Other Considerations

Beyond the basics, there are other important factors to remember when selecting your everyday carry LED flashlight.

  • Budget is first; after all, you can only buy what you can afford. While you can spend hundreds on an EDC flashlight, the truth is that you can find lights offering solid lumen outputs with a good warranty and decent battery life that are far more affordable and even budget-oriented today.
  • Size and weight come into play because a light that’s too big and too heavy for your pockets will tend to be left at home.
  • Material is important depending on your durability (and style preference) requirements.
  • Modes are essential for specific circumstances. You usually adjust between light modes using the tail switch or a dedicated mode switch in a two-switch light. Colored modes like red light work well for camping and tactical lights because they allow you to see in the dark without ruining your eye’s natural low-light vision. Strobe modes can disorient someone looking for trouble in the night. And economy modes like Firefly or Moonlight (and to an extent, Beacon modes) let you get the most out of your light in the case of a power outage or where extended use is needed.
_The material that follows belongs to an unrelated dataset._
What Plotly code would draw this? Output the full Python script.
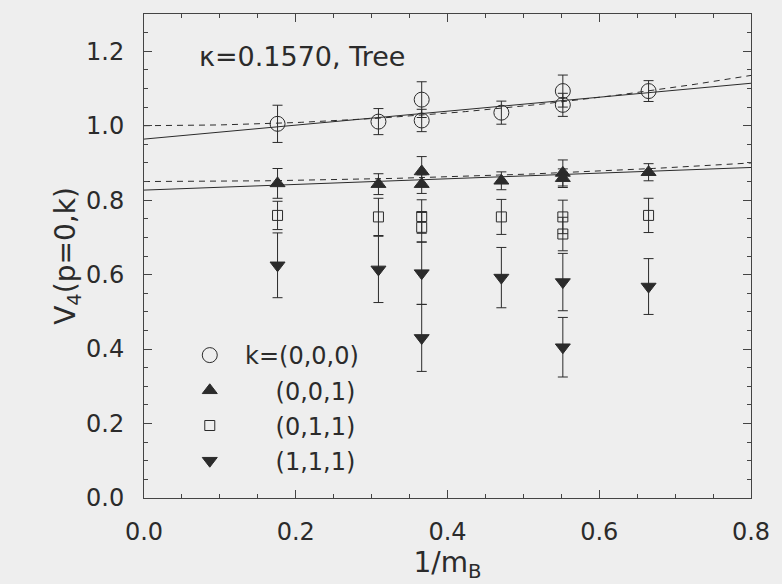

How do I choose the best flashlight?

First, look at what you need: a regular flashlight or something more specialized. Then take a look at the brightness and rechargeability of a flashlight. That will let you pick something to start that you really need.

What is a really good flashlight for a teenager?

A teenager has largely the same EDC flashlight needs as an adult, but two options are the most viable. You can give a teenager a backup keychain flashlight as something easy to carry for emergencies. They can also get a small EDC flashlight for early morning or even walks to and from school, or for walking their pet.

What is a tactical flashlight?

A tactical flashlight is a light intended for first responder or emergency use. They tend to have modes like tac strobe and high output for high-intensity situations. They also have external features like spiked bezels or the ability to mount on a firearm that make them good for law enforcement or military use.